Applicabilità del regime ex D. Lgs. 23/2015 in caso di conversione del contratto a termine in sede giudiziale
Cassazione Civile, sez. lav., 16 gennaio 2020, n. 823
Con la sentenza in esame, la Corte di Cassazione si pronuncia per la non applicabilità del regime introdotto dal D. Lgs. 23/2015 c.d. “contratto a tutele crescenti” alle ipotesi di contratti a tempo determinato stipulati prima dell’entrata in vigore di tale norma e convertiti in sede giudiziale a tempo indeterminato per nullità del termine, con pronuncia successiva all’entrata in vigore del Decreto (7 marzo 2015).
La Suprema Corte giunge a tale conclusione rilevando come “la sentenza che accerta la nullità della clausola appositiva del termine e ordina la ricostituzione del rapporto illegittimamente interrotto, cui è connesso l’obbligo del datore di riammettere in servizio il lavoratore, ha natura dichiarativa e non costitutiva”. Con conseguente “effetto ex tunc della conversione in rapporto di lavoro a tempo indeterminato”.
Una diversa interpretazione, inoltre, secondo la Suprema Corte risulterebbe lesiva del principio di parità di trattamento in quanto “comporterebbe un’evidente quanto irragionevole disparità di trattamento tra lavoratori egualmente assunti a tempo determinato prima della sua introduzione ma con la conversione del rapporto, per nullità del termine, in uno a tempo indeterminato in base a sentenze emesse, tuttavia, per mero accidente indipendente dalle rispettive volontà, talune prima, altre dopo tale data”.
Da qui conclude la Suprema Corte per l’inapplicabilità del regime di tutela introdotto dal D. Lgs. 23/2015 in caso di conversione a tempo indeterminato di un contratto a termine stipulato prima del 7 marzo 2015, per effetto della nullità del termine accertata con sentenza successiva a tale data.
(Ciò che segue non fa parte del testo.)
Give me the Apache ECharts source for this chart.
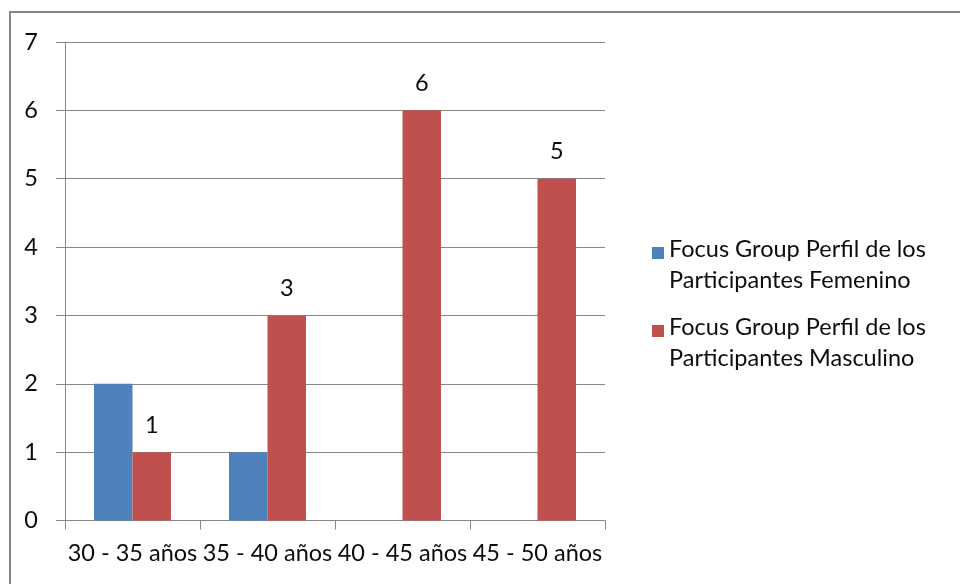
<!DOCTYPE html>
<html>
<head>
<meta charset="utf-8">
<script src="https://cdn.jsdelivr.net/npm/echarts@6/dist/echarts.min.js"></script>
<style>
  html, body { margin: 0; padding: 0; background: #fff; }
  #chart { width: 960px; height: 584px; }
</style>
</head>
<body>
<div id="chart"></div>
<script>
// Age ranges on the category axis
const categories = ['30 - 35 años', '35 - 40 años', '40 - 45 años', '45 - 50 años'];
// Participant counts per group (null = no bar)
const femenino = [2, 1, null, null];
const masculino = [1, 3, 6, 5];
const seriesNames = [
  'Focus Group Perfil de los Participantes Femenino',
  'Focus Group Perfil de los Participantes Masculino'
];
const yTicks = { min: 0, max: 7, interval: 1 };

const FONT = 'Lato, "Open Sans", sans-serif';
const FONT_SIZE = 23.5;
const TEXT_COLOR = '#0d0d0d';
const GRID_COLOR = '#868686';

// square marker sitting at the top of a taller box so it lines up with the first text line
const legendIcon = 'path://M0,0H12V12H0Z M0,35.99H0.01V36H0Z';

const chart = echarts.init(document.getElementById('chart'), null, { renderer: 'canvas' });
chart.setOption({
  animation: false,
  backgroundColor: '#fff',
  textStyle: { fontFamily: FONT },
  graphic: [{
    type: 'rect',
    shape: { x: 10, y: 12, width: 1200, height: 1000 },
    style: { fill: 'none', stroke: GRID_COLOR, lineWidth: 2 },
    silent: true
  }],
  grid: { left: 65, top: 42, right: 355, bottom: 63.5, containLabel: false },
  legend: {
    orient: 'vertical',
    left: 647,
    top: 229,
    itemWidth: 12,
    itemHeight: 36,
    itemGap: 16,
    icon: legendIcon,
    formatter: function (name) {
      return name.replace(' Participantes', '\nParticipantes');
    },
    textStyle: { fontFamily: FONT, fontSize: FONT_SIZE, color: TEXT_COLOR, lineHeight: 31, padding: 0 },
    data: seriesNames
  },
  xAxis: {
    type: 'category',
    data: categories,
    axisLine: { show: true, lineStyle: { color: GRID_COLOR, width: 1 } },
    axisTick: { show: true, alignWithLabel: false, length: 9, lineStyle: { color: GRID_COLOR } },
    axisLabel: { fontFamily: FONT, fontSize: FONT_SIZE, color: TEXT_COLOR, margin: 21, interval: 0 },
    splitLine: { show: false }
  },
  yAxis: {
    type: 'value',
    min: yTicks.min,
    max: yTicks.max,
    interval: yTicks.interval,
    axisLine: { show: true, lineStyle: { color: GRID_COLOR, width: 1 } },
    axisTick: { show: true, inside: false, length: 9, lineStyle: { color: GRID_COLOR } },
    axisLabel: { fontFamily: FONT, fontSize: FONT_SIZE, color: TEXT_COLOR, margin: 27 },
    splitLine: { show: true, lineStyle: { color: GRID_COLOR, width: 1 } }
  },
  series: [
    {
      name: seriesNames[0],
      type: 'bar',
      data: femenino,
      barWidth: 38.5,
      barGap: '0%',
      itemStyle: { color: '#4F81BD' },
      label: { show: false }
    },
    {
      name: seriesNames[1],
      type: 'bar',
      data: masculino,
      barWidth: 38.5,
      barGap: '0%',
      itemStyle: { color: '#C0504D' },
      label: {
        show: true,
        position: 'top',
        distance: 15,
        fontFamily: FONT,
        fontSize: FONT_SIZE,
        color: TEXT_COLOR
      }
    }
  ]
});
</script>
</body>
</html>
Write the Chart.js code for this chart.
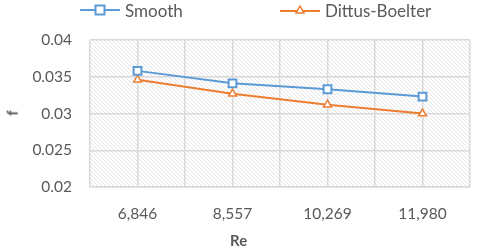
<!DOCTYPE html>
<html>
<head>
<meta charset="utf-8">
<script src="https://cdn.jsdelivr.net/npm/chart.js@4"></script>
<style>
  html, body { margin: 0; padding: 0; background: #fff; }
  #wrap { position: relative; width: 480px; height: 251px; font-family: Lato, "Open Sans", sans-serif; color: #595959; }
  #c { position: absolute; left: 0; top: 0; }
  .leg { position: absolute; top: 0; height: 20px; display: flex; align-items: center; font-size: 17px; color: #595959; }
  .leg svg { margin-right: 5px; }
  .ttl { position: absolute; font-weight: bold; font-size: 15px; color: #595959; }
</style>
</head>
<body>
<div id="wrap">
  <canvas id="c" width="480" height="251"></canvas>
  <div class="leg" style="left:80px;">
    <svg width="40" height="14"><line x1="0" y1="7" x2="40" y2="7" stroke="#5B9BD5" stroke-width="2"/><rect x="15.5" y="2.5" width="9" height="9" fill="#fff" stroke="#5B9BD5" stroke-width="2"/></svg>
    <span id="l1">Smooth</span>
  </div>
  <div class="leg" style="left:280px;">
    <svg width="40" height="14"><line x1="0" y1="8" x2="40" y2="8" stroke="#ED7D31" stroke-width="2"/><polygon points="20,3 24,10 16,10" fill="#fff" stroke="#ED7D31" stroke-width="1.5"/></svg>
    <span id="l2">Dittus-Boelter</span>
  </div>
  <div class="ttl" style="left:9px; top:104px; transform: rotate(-90deg); transform-origin: center;">f</div>
  <div class="ttl" style="left:230px; top:231px;">Re</div>
</div>
<script>
const categories = ["6,846", "8,557", "10,269", "11,980"];
const smoothValues = [0.0358, 0.0341, 0.0333, 0.0323];
const dittusValues = [0.0346, 0.0327, 0.0312, 0.0300];
const seriesNames = ["Smooth", "Dittus-Boelter"];
const yTicks = [0.02, 0.025, 0.03, 0.035, 0.04];

function makePattern(ctx) {
  const t = document.createElement('canvas');
  t.width = 4; t.height = 4;
  const g = t.getContext('2d');
  g.fillStyle = '#ffffff';
  g.fillRect(0, 0, 4, 4);
  g.fillStyle = '#e4e4e4';
  for (let i = 0; i < 4; i++) g.fillRect(i, i, 1, 1);
  return ctx.createPattern(t, 'repeat');
}

const hatchPlugin = {
  id: 'hatch',
  beforeDraw(chart) {
    const { ctx, chartArea: a } = chart;
    ctx.save();
    ctx.fillStyle = makePattern(ctx);
    ctx.fillRect(a.left, a.top, a.right - a.left, a.bottom - a.top);
    ctx.restore();
  }
};

const gridColor = '#d9d9d9';
new Chart(document.getElementById('c'), {
  type: 'line',
  data: {
    labels: categories,
    datasets: [
      { label: seriesNames[0], data: smoothValues, borderColor: '#5B9BD5', backgroundColor: '#ffffff',
        borderWidth: 2, pointStyle: 'rect', pointRadius: 5.5, pointBorderWidth: 2, tension: 0 },
      { label: seriesNames[1], data: dittusValues, borderColor: '#ED7D31', backgroundColor: '#ffffff',
        borderWidth: 2, pointStyle: 'triangle', pointRadius: 4.5, pointBorderWidth: 1.5, tension: 0 }
    ]
  },
  options: {
    responsive: false,
    animation: false,
    layout: { padding: { top: 40, right: 10, left: 0, bottom: 0 } },
    plugins: { legend: { display: false }, tooltip: { enabled: false } },
    scales: {
      x: {
        offset: true,
        grid: { offset: true, color: gridColor, lineWidth: 1.5, drawTicks: false },
        border: { color: gridColor, width: 1.5 },
        ticks: { padding: 18, color: '#595959', font: { family: 'Lato', size: 15.5 } },
        afterFit(s) { s.height = 64; }
      },
      x2: {
        type: 'category',
        position: 'bottom',
        offset: true,
        grid: { offset: false, color: gridColor, lineWidth: 1.5, drawTicks: false },
        border: { display: false },
        ticks: { display: false },
        afterFit(s) { s.height = 0; }
      },
      y: {
        min: 0.02, max: 0.04,
        afterBuildTicks(s) { s.ticks = yTicks.map(v => ({ value: v })); },
        grid: { color: gridColor, lineWidth: 1.5, drawTicks: false },
        border: { display: false },
        ticks: { padding: 18, color: '#595959', font: { family: 'Lato', size: 15.5 },
          callback: v => String(+Number(v).toFixed(3)) },
        afterFit(s) { s.width = 90; }
      }
    }
  },
  plugins: [hatchPlugin]
});
</script>
</body>
</html>
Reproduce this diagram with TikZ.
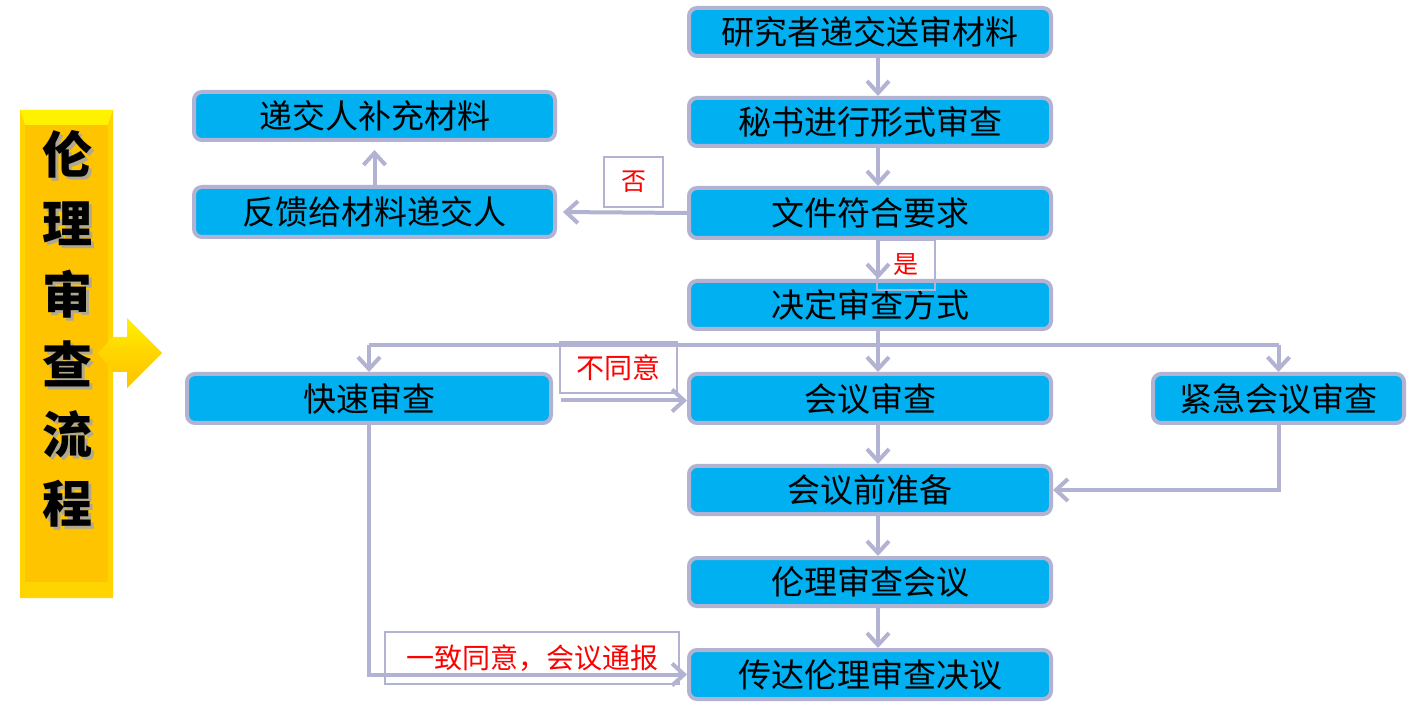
\documentclass[tikz,border=0pt]{standalone}
\usepackage{fontspec}
\setmainfont{Noto Sans CJK SC}
\usetikzlibrary{arrows.meta}
\definecolor{boxfill}{HTML}{00B0F0}
\definecolor{edge}{HTML}{B2B2D2}
\definecolor{gold}{HTML}{FFC400}
\definecolor{goldlight}{HTML}{FFF200}
\definecolor{goldmid}{HTML}{FFD400}
\definecolor{shadowgray}{HTML}{B0A890}
\tikzset{
  stepbox/.style={draw=edge, line width=2pt, fill=boxfill, rounded corners=4pt,
    inner sep=0pt, font=\fontsize{16.5}{18}\selectfont},
  lab/.style={draw=edge, line width=0.8pt, text=red, inner sep=0pt},
  conn/.style={draw=edge, line width=2pt},
  arr/.style={conn, -{Straight Barb[length=6pt,width=11pt]}},
  titlech/.style={font=\fontsize{25}{25}\bfseries\selectfont, inner sep=0pt}
}
\begin{document}
\begin{tikzpicture}[x=0.5pt,y=-0.5pt]
\useasboundingbox (0,0) rectangle (1408,705);
% yellow title bar
\fill[gold] (20,110) rectangle (113,598);
\fill[goldlight] (20,110) -- (113,110) -- (108,125) -- (25,125) -- cycle;
\fill[goldmid] (20,598) -- (113,598) -- (108,582) -- (25,582) -- cycle;
\fill[goldmid] (20,110) -- (25,125) -- (25,582) -- (20,598) -- cycle;
\fill[goldmid] (113,110) -- (108,125) -- (108,582) -- (113,598) -- cycle;
% yellow arrow
\shade[top color=goldlight, bottom color=gold, middle color=goldmid]
  (98,353) -- (113,337) -- (127,337) -- (127,318) -- (162,353) -- (127,388) -- (127,372) -- (113,372) -- cycle;
% title characters
\foreach \ch [count=\i] in {伦,理,审,查,流,程}{
  \node[titlech, text=shadowgray] (ts\i) at (70,{87+70*\i}) {\ch};
  \node[titlech] (t\i) at (67,{84+70*\i}) {\ch};
}
% main column
\node[stepbox, minimum width=181pt, minimum height=24pt] (n1) at (870,32) {研究者递交送审材料};
\node[stepbox, minimum width=181pt, minimum height=24pt] (n2) at (870,122) {秘书进行形式审查};
\node[stepbox, minimum width=181pt, minimum height=25pt] (n3) at (870,213) {文件符合要求};
\node[stepbox, minimum width=181pt, minimum height=24pt] (n4) at (870,305) {决定审查方式};
\node[stepbox, minimum width=181pt, minimum height=24.5pt] (n5) at (870,398.5) {会议审查};
\node[stepbox, minimum width=181pt, minimum height=24pt] (n6) at (870,490) {会议前准备};
\node[stepbox, minimum width=181pt, minimum height=24pt] (n7) at (870,582) {伦理审查会议};
\node[stepbox, minimum width=181pt, minimum height=24.5pt] (n8) at (870,674.5) {传达伦理审查决议};
% left
\node[stepbox, minimum width=180.5pt, minimum height=24pt] (L1) at (374.5,116) {递交人补充材料};
\node[stepbox, minimum width=180.5pt, minimum height=25pt] (L2) at (374.5,212) {反馈给材料递交人};
\node[stepbox, minimum width=182pt, minimum height=24.5pt] (Q) at (369,398.5) {快速审查};
\node[stepbox, minimum width=125.5pt, minimum height=24.5pt] (E) at (1278.5,398.5) {紧急会议审查};
% labels
\node[lab, minimum width=29.5pt, minimum height=25pt, font=\fontsize{12.5}{13}\selectfont] (no) at (633.5,182) {否};
\node[lab, minimum width=29pt, minimum height=25pt, font=\fontsize{12.5}{13}\selectfont] (yes) at (906,265) {是};
\node[lab, minimum width=58.5pt, minimum height=25.5pt, font=\fontsize{14}{15}\selectfont] (dis) at (618.5,367.5) {不同意};
\node[lab, minimum width=147pt, minimum height=26pt, font=\fontsize{14}{15}\selectfont] (agr) at (532,658) {一致同意，会议通报};
% connectors
\coordinate (ax) at (878,0);
\coordinate (bj) at (878,345);
\draw[arr] (n1.south -| ax) -- (n2.north -| ax);
\draw[arr] (n2.south -| ax) -- (n3.north -| ax);
\draw[arr] (n3.south -| ax) -- (n4.north -| ax);
\draw[conn] (n4.south -| ax) -- (bj);
\draw[conn] (Q.north |- bj) -- (E.north |- bj);
\draw[arr] (Q.north |- bj) -- (Q.north);
\draw[arr] (bj) -- (n5.north -| ax);
\draw[arr] (E.north |- bj) -- (E.north);
\draw[arr] (n5.south -| ax) -- (n6.north -| ax);
\draw[arr] (n6.south -| ax) -- (n7.north -| ax);
\draw[arr] (n7.south -| ax) -- (n8.north -| ax);
\draw[arr, shorten >=3pt] (n3.west) -- (L2.east);
\draw[arr, shorten >=4pt] (L2.north) -- (L1.south);
\draw[arr, shorten <=4pt] ([yshift=-1pt]Q.east) -- ([yshift=-1pt]n5.west);
\draw[arr] (E.south) |- (n6.east);
\draw[arr] (Q.south) |- (n8.west);
\end{tikzpicture}
\end{document}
La Suprema Corte individua, infine, le ipotesi per le quali l’equiparazione della conversione del contratto a termine alle nuove assunzioni, in termini di applicabilità della disciplina introdotta dal c.d. Jobs Act, non è invece lesiva del principio di parità di trattamento. E così tra tali ipotesi, laddove successive al 7 marzo 2015, la Suprema Corte individua: la conversione/trasformazione volontaria del rapporto; la continuazione del rapporto oltre i limiti di legge (30 o 50 giorni in caso contratto a termine di durata rispettivamente inferiore o superiore a sei mesi); la violazione del c.d. stop&go ed infine il superamento del limite temporale dei 36 mesi (oggi 24).